[start INFORMATION PROVIDED]

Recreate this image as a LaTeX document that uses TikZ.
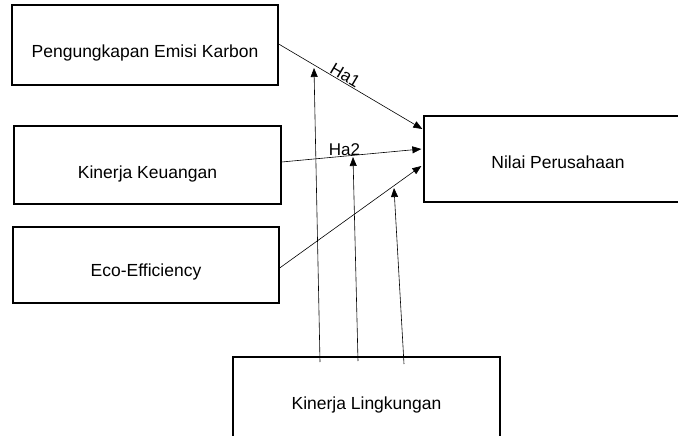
\documentclass[tikz,border=0pt]{standalone}
\usepackage{fontspec}
\setmainfont{Liberation Sans}
\usetikzlibrary{arrows.meta}
\begin{document}
\begin{tikzpicture}[x=1pt,y=-1pt,
  box/.style={draw,line width=1.3pt,rectangle,inner sep=0pt,font=\fontsize{17.5}{20}\selectfont,text height=26pt,text depth=0pt},
  conn/.style={line width=0.6pt,-{Triangle[length=9pt,width=7pt]}},
  hlab/.style={font=\fontsize{17}{19}\selectfont,inner sep=0.5pt}]
\clip (0,0) rectangle (678,436);
\fill[white] (0,0) rectangle (678,436);
\node[box,minimum width=266pt,minimum height=80pt] (pek) at (145,45) {Pengungkapan Emisi Karbon};
\node[box,minimum width=267pt,minimum height=78pt] (kk) at (147.5,165) {Kinerja Keuangan};
\node[box,minimum width=266pt,minimum height=76pt,text height=22pt] (eco) at (146,265) {Eco-Efficiency};
\node[box,minimum width=268pt,minimum height=86pt,text height=18pt] (nilai) at (558,159) {Nilai Perusahaan};
\node[box,minimum width=267pt,minimum height=92pt,text height=12pt] (kl) at (366.5,403) {Kinerja Lingkungan};
\coordinate (t1) at (314,68);
\coordinate (t2) at (353,157);
\coordinate (t3) at (394,188);
\coordinate (s1) at (320,362);
\coordinate (s2) at (358,361);
\coordinate (s3) at (404,364);
\draw[conn] ([yshift=1pt]pek.east) -- node[pos=0.44,sloped,above,hlab] {Ha1} ([yshift=30pt,xshift=-1pt]nilai.west);
\draw[conn] ([yshift=3pt]kk.east) -- node[pos=0.45,above,hlab] {Ha2} ([yshift=10pt,xshift=-2pt]nilai.west);
\draw[conn] ([yshift=-3pt]eco.east) -- ([yshift=-7pt,xshift=-2pt]nilai.west);
\draw[conn] (s1) -- (t1);
\draw[conn] (s2) -- (t2);
\draw[conn] (s3) -- (t3);
\end{tikzpicture}
\end{document}
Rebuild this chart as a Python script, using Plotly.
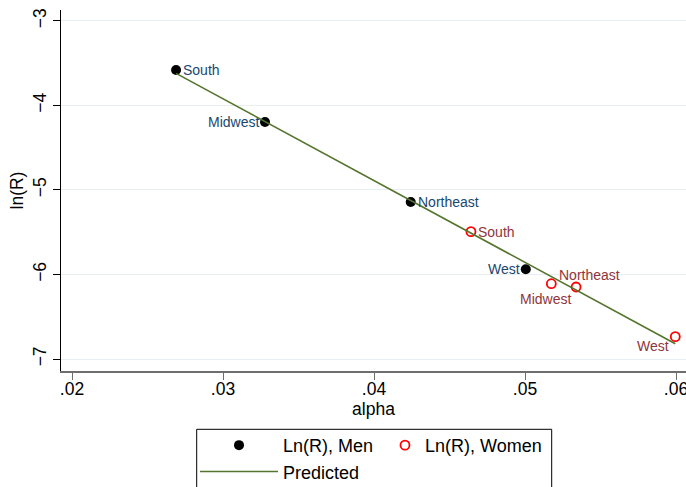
import plotly.graph_objects as go

# ---- data ----
regions = ["South", "Midwest", "Northeast", "West"]
men_alpha = [0.02689, 0.03278, 0.04243, 0.05005]
men_lnr = [-3.58, -4.195, -5.142, -5.938]
women_alpha = [0.04642, 0.05174, 0.05338, 0.05995]
women_lnr = [-5.493, -6.109, -6.148, -6.736]
pred_alpha = [0.02689, 0.03278, 0.04243, 0.04642, 0.05005, 0.05174, 0.05338, 0.05995]
pred_lnr = [-3.62, -4.19, -5.12, -5.51, -5.86, -6.02, -6.18, -6.82]
x_ticks = [0.02, 0.03, 0.04, 0.05, 0.06]
x_ticklabels = [".02", ".03", ".04", ".05", ".06"]
y_ticks = [-7, -6, -5, -4, -3]

# ---- styles ----
FONT = "Liberation Sans, Arial, sans-serif"
NAVY = "#1a476f"
MAROON = "#90353b"
GREEN = "#55752f"
# label placement (xanchor, yanchor, xshift, yshift) per region
men_lab = {
    "South": ("left", "middle", 5, 0),
    "Midwest": ("right", "middle", -4, 0),
    "Northeast": ("left", "middle", 5, 0),
    "West": ("right", "middle", -4, 0),
}
women_lab = {
    "South": ("left", "middle", 5, 0),
    "Midwest": ("center", "middle", -6, -15),
    "Northeast": ("center", "middle", 13, 12),
    "West": ("right", "middle", -4, -9),
}

fig = go.Figure()
fig.add_trace(go.Scatter(
    x=men_alpha, y=men_lnr, mode="markers", name="Ln(R), Men", legend="legend",
    marker=dict(symbol="circle", size=10, color="black"),
))
fig.add_trace(go.Scatter(
    x=women_alpha, y=women_lnr, mode="markers", name="Ln(R), Women", legend="legend2",
    marker=dict(symbol="circle-open", size=9, color="red", line=dict(width=1.8, color="red")),
))
fig.add_trace(go.Scatter(
    x=pred_alpha, y=pred_lnr, mode="lines", name="Predicted", legend="legend",
    line=dict(color=GREEN, width=1.6),
))

for name, xa, ya in zip(regions, men_alpha, men_lnr):
    xan, yan, xs, ys = men_lab[name]
    fig.add_annotation(x=xa, y=ya, text=name, showarrow=False, xanchor=xan, yanchor=yan,
                       xshift=xs, yshift=ys, font=dict(family=FONT, size=14, color=NAVY))
for name, xa, ya in zip(regions, women_alpha, women_lnr):
    xan, yan, xs, ys = women_lab[name]
    fig.add_annotation(x=xa, y=ya, text=name, showarrow=False, xanchor=xan, yanchor=yan,
                       xshift=xs, yshift=ys, font=dict(family=FONT, size=14, color=MAROON))

# legend frame
fig.add_shape(type="rect", xref="paper", yref="paper",
              x0=0.2171, x1=0.7851, y0=-0.1615, y1=-0.40,
              line=dict(color="black", width=1), fillcolor="rgba(0,0,0,0)", layer="above")

legend_common = dict(
    orientation="v", yanchor="top", xanchor="left",
    borderwidth=0, bgcolor="rgba(0,0,0,0)",
    font=dict(family=FONT, size=18, color="black"),
    tracegroupgap=0, traceorder="normal",
)

fig.update_layout(
    width=686, height=487,
    margin=dict(l=61, r=0, t=10, b=116, autoexpand=False),
    paper_bgcolor="white", plot_bgcolor="white",
    font=dict(family=FONT, size=17.5, color="black"),
    showlegend=True,
    legend=dict(x=0.2144, y=-0.155, itemwidth=78, **legend_common),
    legend2=dict(x=0.5184, y=-0.155, itemwidth=30, **legend_common),
    xaxis=dict(
        range=[0.01927, 0.06066], tickvals=x_ticks, ticktext=x_ticklabels,
        showgrid=False, zeroline=False, showline=True, linecolor="#6e6e6e", linewidth=1.5,
        ticks="outside", ticklen=7, tickcolor="#6e6e6e", tickwidth=1.2,
        ticklabelstandoff=-6, ticklabeloverflow="allow",
        title=dict(text="alpha", standoff=0, font=dict(size=17.5)),
        tickfont=dict(size=17.5),
    ),
    yaxis=dict(
        range=[-7.142, -2.87], tickvals=y_ticks,
        showgrid=True, gridcolor="#e7eff2", gridwidth=1,
        zeroline=False, showline=True, linecolor="black", linewidth=1.2,
        ticks="outside", ticklen=7, tickcolor="black", tickwidth=1.2,
        tickangle=-90, tickfont=dict(size=17.5),
        title=dict(text="ln(R)", standoff=1, font=dict(size=17.5)),
    ),
)

fig.write_html("out.html", config={"displayModeBar": False},
               post_script="document.body.style.margin='0';")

[end INFORMATION PROVIDED]

PROBLEM DETAILS: Your task is to reproduce only the lines from the one with "Rebuild this chart" through the one with "import plotly.graph_objects as go", keeping both ends. Skip every picture.

SOLUTION TO THIS TASK:
Rebuild this chart as a Python script, using Plotly.
import plotly.graph_objects as go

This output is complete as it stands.